Swell, eye, to end times
Mic a bee whispering
“Lover of sheaves,” night
And waking feel the stream
Oven on, it’s cooking books

A stream wants moss
A rung lower, and tongs

Everywhere, Gail’s present absence is palpable. This is the burden of elegy, and, unsurprisingly, it draws from Collis some of his most tender and hushed writing to date:

Who speaks in limits is smoke

Whose hand opens the book points threads

Whose sister is the fire forming smoke

Whose ash is now ash’s ash

Who walks in that tall flame smoked

A politics rests its hands on its knees

A bird is in one hand it is
a flicker

The final (and title) poem links this individual loss back to Collis’s overarching rationale for poetry:

Though long dead
they reach you
with lines more
material than you
could have imagined
stays and spars
holding your vessel
in place

Whatever the individual attractions of the poems in On the Material (and they are, as I’ve hopefully indicated, numerous), as a whole it drives this reader at least to more general questions of inclusion vs. exclusion and the role of the “long poem” (or, even more dangerously, the “epic”) in early twenty-first century poetry. Is On the Material mere “parergon,” fingerwork warming up for the next bout of Barricades-related poetry? That belies the emotional heft of “Gail’s Books” and the satiric energy of “4X4”. There are things here, emotions and techniques, that, so far, Collis has not included in his longer work. One suspects the vacillation itself — is this out or in? — to be creative, a sort of built-in irritation out of which (does the oyster want the pearl?) further poetry will grow. The juxtaposition generates its own effect: this is Collis’s most personal volume to date, but, due its place alongside his other ongoing work, it never feels blandly confessional, rather just one more avenue of possibility.

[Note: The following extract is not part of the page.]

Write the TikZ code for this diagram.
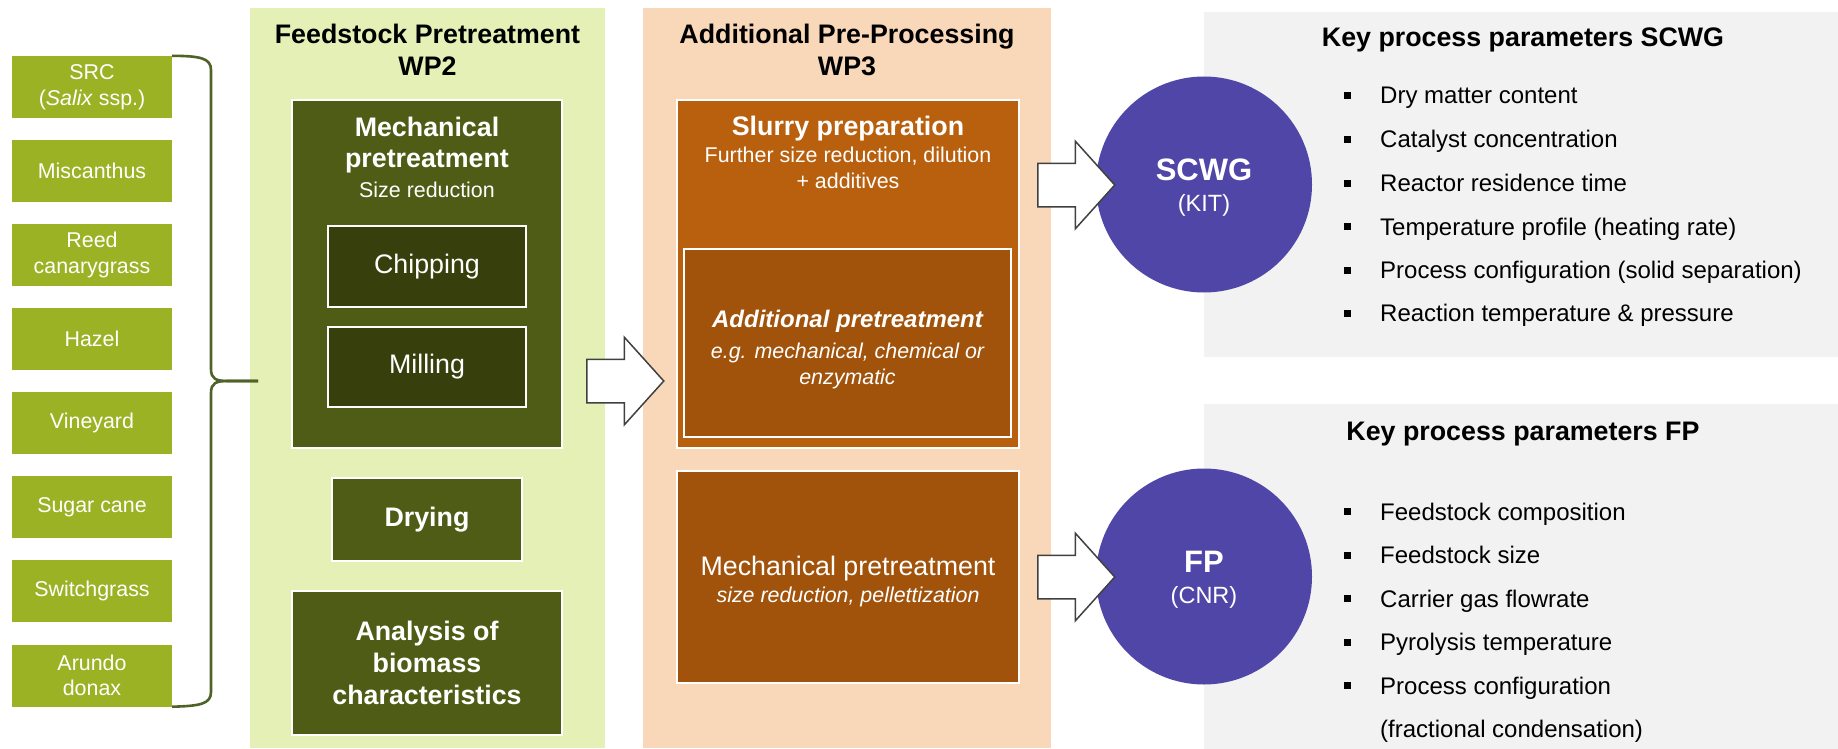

The attraction of “The Barricades Project” as title, as concept, as riff on Benjamin’s Arcades Project, is in the translatability of raw material, the cobblestones that allow for swift transportation transfigured into defenses and obstacles that thwart access. Move them from one street to another, wherever the fighting is. Collis, as poet, unsurprisingly sees such flexibility and use in words themselves:

Try a “Barricades Project.” It can be made of words — it (power/revolution) always is. Tear them out of text and put them up against the sky, across the street.

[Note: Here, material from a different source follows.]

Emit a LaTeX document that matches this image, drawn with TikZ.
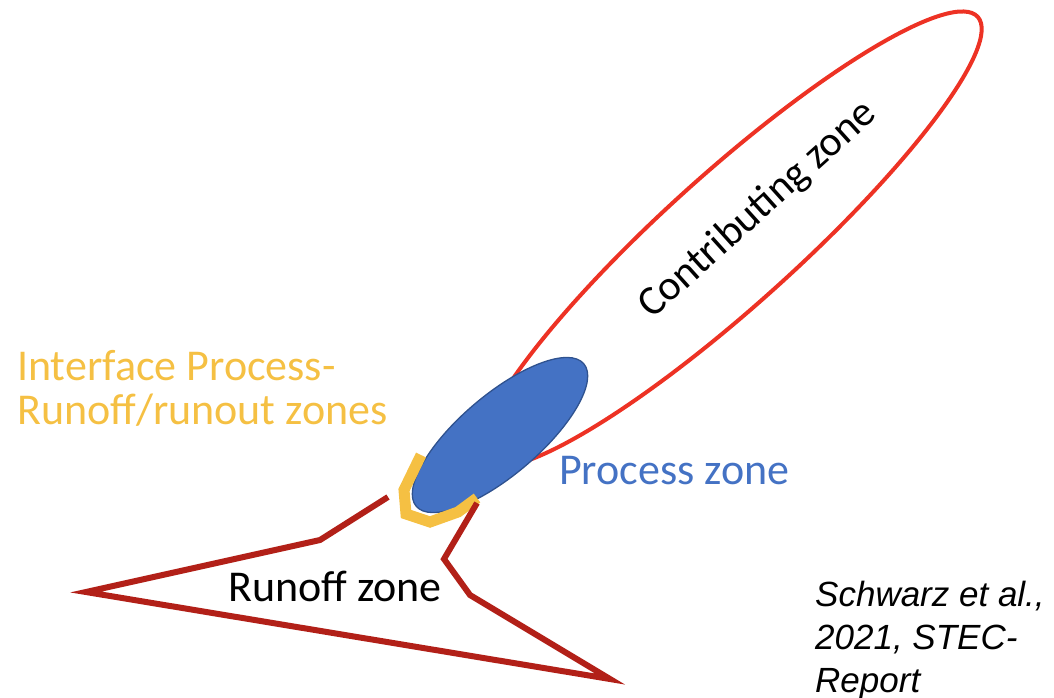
\documentclass[tikz,border=0pt]{standalone}
\usepackage{fontspec}
\setmainfont{Carlito}
\newfontfamily\citefont{Liberation Sans}
\usetikzlibrary{shapes.geometric}
\definecolor{contribred}{RGB}{237, 50, 36}
\definecolor{processblue}{RGB}{68, 114, 196}
\definecolor{processedge}{RGB}{47, 82, 143}
\definecolor{ifacegold}{RGB}{245, 192, 67}
\definecolor{runoffred}{RGB}{178, 32, 24}

\begin{document}
\begin{tikzpicture}[x=1pt, y=-1pt,
    zone/.style={ellipse, inner sep=0pt, outer sep=0pt},
    zonetext/.style={inner sep=0pt, font=\fontsize{44}{44}\selectfont}]
  \useasboundingbox (0,0) rectangle (1054,697);

  % contributing zone up the slope
  \node[zone, draw=contribred, line width=4pt, minimum width=664pt, minimum height=132pt, rotate=42] (contrib) at (731,239) {};
  \node[zonetext, font=\fontsize{42}{42}\selectfont, rotate=42] (contribtxt) at (758,210) {Contributing zone};

  % process zone sits on the lower end
  \node[zone, draw=processedge, fill=processblue, line width=1.3pt, minimum width=220pt, minimum height=80pt, rotate=40.4] (process) at (500,435) {};
  \node[zonetext, anchor=base west, text=processblue] (processtxt) at (559,484) {Process zone};

  % interface band round the foot of the process zone
  \draw[ifacegold, line width=11pt, miter limit=10] (421,455) -- (404,490) -- (406,514) -- (430,522) -- (458,512) -- (477,498);
  \node[zonetext, anchor=north west, align=left, text=ifacegold] (ifacetxt) at (17,350) {Interface Process-\\Runoff/runout zones};

  % runoff zone outline
  \draw[runoffred, line width=6pt, miter limit=10] (388,497) -- (320,540) -- (86,592) -- (610,679) -- (470,595) -- (444,559) -- (477,503);
  \node[zonetext, anchor=base west] (runofftxt) at (228,601) {Runoff zone};

  \node[inner sep=0pt, anchor=north west, align=left, font=\citefont\itshape\fontsize{35}{43}\selectfont] (cite) at (815,581) {Schwarz et al.,\\2021, STEC-\\Report};
\end{tikzpicture}
\end{document}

Collis writes of the lifepoem, the work like Wordsworth’s The Recluse or Pound’s Cantos so tied to the poet’s life that death alone provides (artificial) closure. What does it mean, now, to adopt such a model self-consciously? Can one plan a ruin? Collis, quite likely, would assert that matter dictates the matter and that his expediencies and plans are as nothing compared to his whims and the necessities of his project (remember Pollock: “I am nature”):

It’s not that I advocate errantry
It’s that movement says rive

 So, is On the Materials in or out? If you say so.